### TASK DETAILS:
Starting at the first line of the listing below, repeat each line up to and including the one containing "(0,0) rectangle (1152,1024);". Leave out pictures.

### RECORDED INFORMATION:
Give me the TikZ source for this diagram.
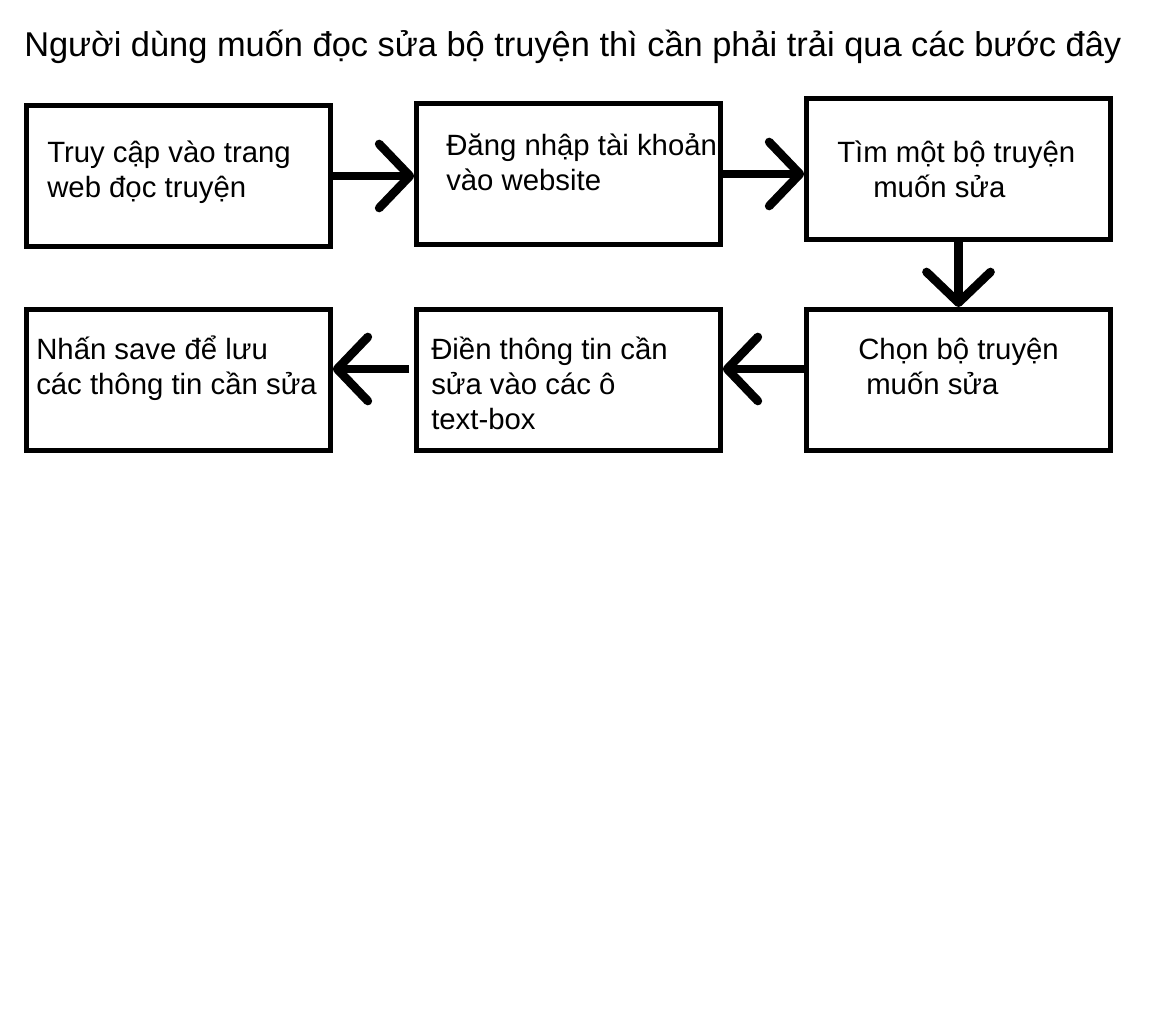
\documentclass[tikz,border=0pt]{standalone}
\usepackage{fontspec}
\setmainfont{Liberation Sans}
\usetikzlibrary{arrows.meta,calc}

\begin{document}
\begin{tikzpicture}[x=0.75pt,y=-0.75pt,
    box/.style={draw, line width=3.5pt, minimum width=228pt, minimum height=106pt, inner sep=0pt},
    txt/.style={anchor=base west, align=left, inner sep=0pt, font=\fontsize{22}{26.25}\selectfont},
    flow/.style={line width=6.5pt, -{Straight Barb[length=23pt,width=48pt,round]}}]
        \useasboundingbox (0,0) rectangle (1152,1024);

        \node[anchor=base west, inner sep=0pt, font=\fontsize{25.8}{30}\selectfont] (title) at (24,56)
            {Người dùng muốn đọc sửa bộ truyện thì cần phải trải qua các bước đây};

        % top row
        \node[box] (b1) at (178.5,176) {};
        \node[box] (b2) at (568.5,174) {};
        \node[box] (b3) at (958.5,169) {};
        % bottom row
        \node[box] (b4) at (958.5,380) {};
        \node[box] (b5) at (568.5,380) {};
        \node[box] (b6) at (178.5,380) {};

        % anchored on the baseline of the last line
        \node[txt] (t1) at (47,197) {Truy cập vào trang\\web đọc truyện};
        \node[txt] (t2) at (446,190) {Đăng nhập tài khoản\\vào website};
        \node[txt] (t3) at (837,197) {Tìm một bộ truyện\\\hspace*{27pt}muốn sửa};
        \node[txt] (t4) at (858,394) {Chọn bộ truyện\\\hspace*{6pt}muốn sửa};
        \node[txt] (t5) at (431,429) {Điền thông tin cần\\sửa vào các ô\\text-box};
        \node[txt] (t6) at (36,394) {Nhấn save để lưu\\các thông tin cần sửa};

        \draw[flow] (b1.east) -- (b1.east -| b2.west);
        \draw[flow] (b2.east) -- (b2.east -| b3.west);
        \draw[flow] (b3.south) -- (b4.north);

        \coordinate (m4) at ($(b4.west)+(0,-11)$);
        \coordinate (m5) at ($(b5.west)+(-5,-11)$);
        \draw[flow] (m4) -- (m4 -| b5.east);
        \draw[flow] (m5) -- (m5 -| b6.east);

    \end{tikzpicture}
\end{document}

### WRITTEN RESPONSE:
Give me the TikZ source for this diagram.
\documentclass[tikz,border=0pt]{standalone}
\usepackage{fontspec}
\setmainfont{Liberation Sans}
\usetikzlibrary{arrows.meta,calc}

\begin{document}
\begin{tikzpicture}[x=0.75pt,y=-0.75pt,
    box/.style={draw, line width=3.5pt, minimum width=228pt, minimum height=106pt, inner sep=0pt},
    txt/.style={anchor=base west, align=left, inner sep=0pt, font=\fontsize{22}{26.25}\selectfont},
    flow/.style={line width=6.5pt, -{Straight Barb[length=23pt,width=48pt,round]}}]
        \useasboundingbox (0,0) rectangle (1152,1024);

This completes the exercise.